Fighting the good fight:
While she’s acutely aware that she cannot mess with her audiences, she’s equally fierce when it comes to protecting her private space. Earlier this March, she made sure that a stranger who tried to harass her at a fruit shop near her home was arrested. She also took to Facebook to speak up against the harrowing ordeal, hoping to embolden other women who may face such molesters in their daily lives.
“There’s a term called visual harassment where somebody harasses you with their looks … He was staring at me from head to toe, and I felt very uneasy … Remember, if you don’t stand up for yourself, there is nobody going to turn up to fight for you. If you face harassment at your workplace or in a bus or train, you should speak out, and you must fight for yourself. Nothing good comes out of being silent,” said Chakraborty. She’s fierce when it comes to standing up for her rights as a woman and as a singer, but there’s one area which overwhelms her. Trolls torment her because she is yet to master the art of filtering vitriol and hate that’s dumped on a public figure on social media platforms.
“I get very disturbed and agitated because nobody likes to hear negative things about yourself … Comments on what I am wearing to what I am eating, trolls don’t spare anyone … But I have learned that handling trolls is a part of our profession in the spotlight. It’s impossible to silence all the trolls that hit you … I just want to make good music and be an eternal student of music.”
She claims she was never a studious child and didn’t dream of becoming a doctor or joining the army. The self-made singer got her music base during the Durga Pooja festival. Her biggest mentor and guide, apart from icons like Lata Mangeshkar and Asha Bhonsle, is singer Usha Uthup.
“She is now 76 or more than that, but mentally she’s younger than me. If I am feeling low or depressed, we meet at a cafeteria for a chat. She has taught me that age is just a number and that hard work pays off. My career is proof of that philosophy.”

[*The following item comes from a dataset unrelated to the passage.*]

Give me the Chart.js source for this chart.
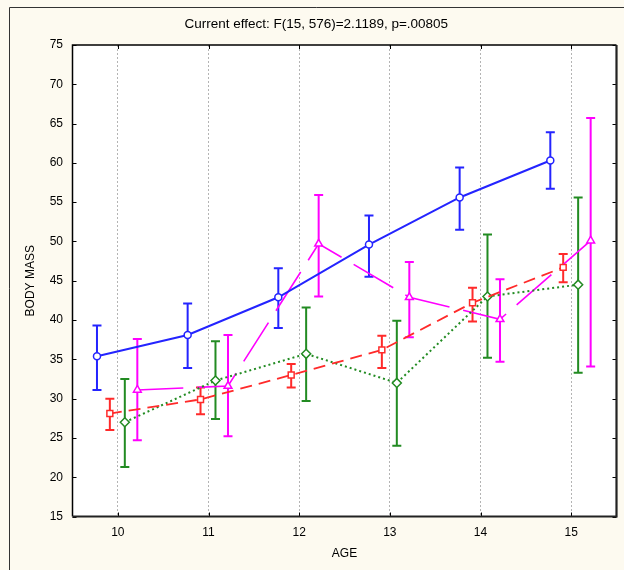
<!DOCTYPE html>
<html>
<head>
<meta charset="utf-8">
<script src="https://cdn.jsdelivr.net/npm/chart.js@4.4.1/dist/chart.umd.min.js"></script>
<style>
  body { margin: 0; background: #fdfaf0; }
  canvas { display: block; }
</style>
</head>
<body>
<canvas id="chart" width="624" height="570"></canvas>
<script>
// ages on the x axis
const ages = [10, 11, 12, 13, 14, 15];

// group 1 (blue, circles)
const blueMean = [35.4, 38.1, 42.9, 49.6, 55.6, 60.3];
const blueLow  = [31.1, 33.9, 39.0, 45.5, 51.5, 56.7];
const blueHigh = [39.3, 42.1, 46.6, 53.3, 59.4, 63.9];

// group 2 (red, squares)
const redMean = [28.1, 29.9, 33.0, 36.2, 42.2, 46.7];
const redLow  = [26.0, 28.0, 31.4, 33.9, 39.8, 44.8];
const redHigh = [30.0, 31.4, 34.4, 38.0, 44.1, 48.4];

// group 3 (green, diamonds)
const greenMean = [27.0, 32.3, 35.7, 32.0, 43.0, 44.5];
const greenLow  = [21.3, 27.4, 29.7, 24.0, 35.2, 33.3];
const greenHigh = [32.5, 37.3, 41.6, 39.9, 50.9, 55.6];

// group 4 (magenta, triangles)
const magentaMean = [31.1, 31.6, 49.7, 42.9, 40.1, 50.1];
const magentaLow  = [24.7, 25.2, 43.0, 37.8, 34.7, 34.1];
const magentaHigh = [37.6, 38.1, 55.9, 47.4, 45.2, 65.7];

const titleText = 'Current effect: F(15, 576)=2.1189, p=.00805';
const FONT = 'Arial, "Liberation Sans", sans-serif';

// small horizontal dodge so the groups don't overlap
const makePoints = (mean, off) => ages.map((a, i) => ({ x: a + off, y: mean[i] }));

const series = (color, mean, low, high, off, style, radius, dash, width) => ({
  data: makePoints(mean, off),
  errLow: low,
  errHigh: high,
  borderColor: color,
  backgroundColor: '#ffffff',
  borderWidth: width,
  borderDash: dash,
  borderCapStyle: 'butt',
  tension: 0,
  pointStyle: style,
  pointRadius: radius,
  pointBorderWidth: 1.5,
  pointBorderColor: color,
  pointBackgroundColor: '#ffffff',
  fill: false
});

const errorBars = {
  id: 'errorBars',
  beforeDraw(chart) {
    const { ctx, chartArea: a } = chart;
    ctx.save();
    ctx.fillStyle = '#fdfaf0';
    ctx.fillRect(0, 0, chart.width, chart.height);
    ctx.fillStyle = '#ffffff';
    ctx.fillRect(a.left, a.top, a.right - a.left, a.bottom - a.top);
    // outer picture border (left and top only visible)
    ctx.strokeStyle = '#333';
    ctx.lineWidth = 1;
    ctx.beginPath();
    ctx.moveTo(9.5, chart.height);
    ctx.lineTo(9.5, 7.5);
    ctx.lineTo(chart.width, 7.5);
    ctx.stroke();
    ctx.restore();
  },
  beforeDatasetsDraw(chart) {
    const { ctx } = chart;
    const yScale = chart.scales.y;
    ctx.save();
    chart.data.datasets.forEach((ds, i) => {
      const meta = chart.getDatasetMeta(i);
      ctx.strokeStyle = ds.borderColor;
      ctx.lineWidth = 2;
      ctx.setLineDash([]);
      meta.data.forEach((pt, j) => {
        const yl = yScale.getPixelForValue(ds.errLow[j]);
        const yh = yScale.getPixelForValue(ds.errHigh[j]);
        const x = pt.x;
        ctx.beginPath();
        ctx.moveTo(x, yl); ctx.lineTo(x, yh);
        ctx.moveTo(x - 4.5, yl); ctx.lineTo(x + 4.5, yl);
        ctx.moveTo(x - 4.5, yh); ctx.lineTo(x + 4.5, yh);
        ctx.stroke();
      });
    });
    ctx.restore();
  },
  afterDraw(chart) {
    const { ctx, chartArea: a } = chart;
    const xs = chart.scales.x, ys = chart.scales.y;
    ctx.save();
    ctx.strokeStyle = '#000';
    ctx.setLineDash([]);
    // tick marks pointing inward
    ctx.lineWidth = 1;
    ctx.beginPath();
    ys.ticks.forEach(t => {
      const y = Math.round(ys.getPixelForValue(t.value)) + 0.5;
      ctx.moveTo(a.left, y); ctx.lineTo(a.left + 4, y);
      ctx.moveTo(a.right, y); ctx.lineTo(a.right - 4, y);
    });
    xs.ticks.forEach(t => {
      const x = Math.round(xs.getPixelForValue(t.value)) + 0.5;
      ctx.moveTo(x, a.bottom); ctx.lineTo(x, a.bottom - 4);
      ctx.moveTo(x, a.top); ctx.lineTo(x, a.top + 4);
    });
    ctx.stroke();
    // plot frame
    ctx.lineWidth = 1.5;
    ctx.beginPath();
    ctx.moveTo(a.left, a.bottom); ctx.lineTo(a.left, a.top); ctx.lineTo(a.right, a.top);
    ctx.stroke();
    ctx.lineWidth = 2.2;
    ctx.strokeStyle = '#222';
    ctx.beginPath();
    ctx.moveTo(a.left, a.bottom); ctx.lineTo(a.right, a.bottom); ctx.lineTo(a.right, a.top);
    ctx.stroke();
    ctx.restore();
  }
};

new Chart(document.getElementById('chart'), {
  type: 'line',
  data: {
    datasets: [
      series('#2424ff', blueMean, blueLow, blueHigh, -0.23, 'circle', 3.5, [], 2),
      series('#ff2a2a', redMean, redLow, redHigh, -0.088, 'rect', 4.2, [12, 7], 1.8),
      series('#228b22', greenMean, greenLow, greenHigh, 0.077, 'rectRot', 4.5, [2, 3], 2),
      series('#ff00ff', magentaMean, magentaLow, magentaHigh, 0.215, 'triangle', 4.5, [46, 14], 1.6)
    ]
  },
  options: {
    responsive: false,
    animation: false,
    layout: { padding: { left: 16, right: 7.5, top: 0, bottom: 0 } },
    plugins: {
      legend: { display: false },
      tooltip: { enabled: false },
      title: {
        display: true,
        text: titleText,
        color: '#000',
        font: { family: FONT, size: 13.5, weight: 'normal' },
        padding: { top: 16.6, bottom: 12.2 }
      }
    },
    scales: {
      x: {
        type: 'linear',
        min: 9.5,
        max: 15.5,
        afterBuildTicks: s => { s.ticks = ages.map(v => ({ value: v })); },
        afterFit: s => { s.height = 53.5; },
        grid: { display: true, color: '#b4b4b4', lineWidth: 1, drawTicks: false },
        border: { display: false, dash: [2, 2] },
        ticks: { color: '#000', padding: 9, font: { family: FONT, size: 12 } },
        title: {
          display: true, text: 'AGE', color: '#000',
          font: { family: FONT, size: 12 }, padding: { top: 2, bottom: 9 }
        }
      },
      y: {
        min: 15,
        max: 75,
        afterFit: s => { s.width = 56.5; },
        grid: { display: false, drawTicks: false },
        border: { display: false },
        ticks: { stepSize: 5, color: '#000', padding: 9.5, font: { family: FONT, size: 12 } },
        title: {
          display: true, text: 'BODY MASS', color: '#000',
          font: { family: FONT, size: 12 }, padding: { top: 7.8, bottom: 2 }
        }
      }
    }
  },
  plugins: [errorBars]
});
</script>
</body>
</html>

“I had a recording at his studio. I was late, and he was very disgusted because I was late. We finished my song in one take, and I escaped … Later, I met my idol Ustad Zakir Hussain to get his blessing. He kissed my hand, and I had to share that happy moment with someone, and I called up Nilanjan at 4 am. It was meant to be a call where he listens, and he indulged me completely. Our relationship started on that note. So we believe Zakir Hussain’s blessings are with us.”